Personal information
- Born: September 30, 1983 (age 42) Lancaster, Pennsylvania, U.S.
- Nationality: American
- Listed height: 6 ft 6 in (1.98 m)
- Listed weight: 205 lb (93 kg)

Career information
- High school: Germantown Academy (Fort Washington, Pennsylvania);
- College: Duke (2002–2006);
- NBA draft: 2006: undrafted
- Playing career: 2006–2007
- Position: Small forward / power forward
- Number: 13

Career history
- 2006–2007: Cimberio Novara

Career highlights
- McDonald's All-American honorable mention (2002);

= Lee Melchionni =

American basketball player (born 1983)

Lee Melchionni (born September 30, 1983) is an American sports agent and former professional basketball player.
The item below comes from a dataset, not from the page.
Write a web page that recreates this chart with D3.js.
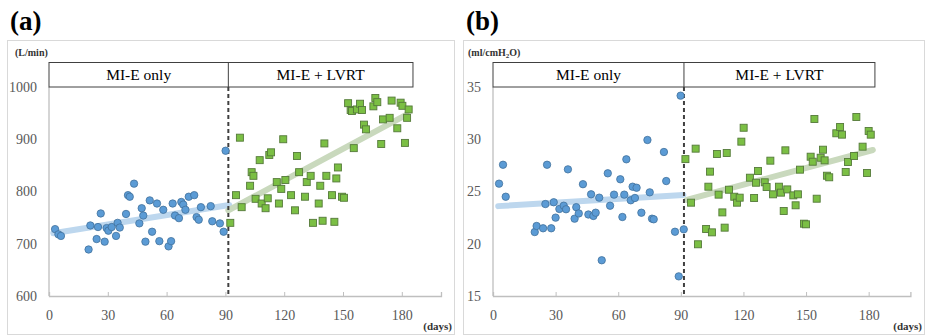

Melchionni played college basketball for the Duke Blue Devils in the NCAA.
==High school career==
Melchionni was a high honorable mention All-American in the 2001–02 season and a high honorable mention McDonald's All-America. He was a two-time all-state selection (2001–2002), three-time all-county selection, and two-time all-city selection. He was the MVP of the 2002 Prime Time Shootout. During his senior year at Germantown Academy in Fort Washington, Pennsylvania, he averaged 19.7 points, 9.2 rebounds, 5.0 assists, and 3.0 steals. Melchionni finished with over 1200 points and 800 rebounds. He also averaged 16 points, a team-best 9.0 rebounds, 4.0 assists, and 4.0 steals as a junior. He helped lead Germantown to a 27–3 record and a number 17 national ranking by USA Today in 2000–01. He averaged 12.0 points, 6.0 rebounds, and 2.0 assists as a sophomore and averaged 10.0 points, 5.0 rebounds, and 2.0 assists as a freshman.

==College career==
Melchionni played with the Duke Blue Devils from 2002 to 2006 and was number 13. Melchionni played primarily at the forward position.

==Professional career==

=== Cimberio Novara (2006–2007) ===
Melchionni spent a single season playing professionally in Italy for Cimberio Novara in the Italian 2nd division. Melchionni is now working as an NBA Player Agent for Wasserman Media Group, representing players like Danilo Gallinari. Melchionni was also enrolled in evening law school at Loyola Law School.

==Personal life==
Melchionni was born in Lancaster, Pennsylvania. His father, Gary Melchionni, also played basketball at Duke and was team captain. Gary was also an All-ACC performer and was drafted by the Phoenix Suns in the 2nd Round of the 1973 NBA draft. Lee's uncle, Bill Melchionni, played college basketball with Villanova while in college and played with the Philadelphia 76ers and New Jersey Nets while playing in the NBA. Lee's younger brother, Dean Melchionni, played college basketball for the Texas Longhorns.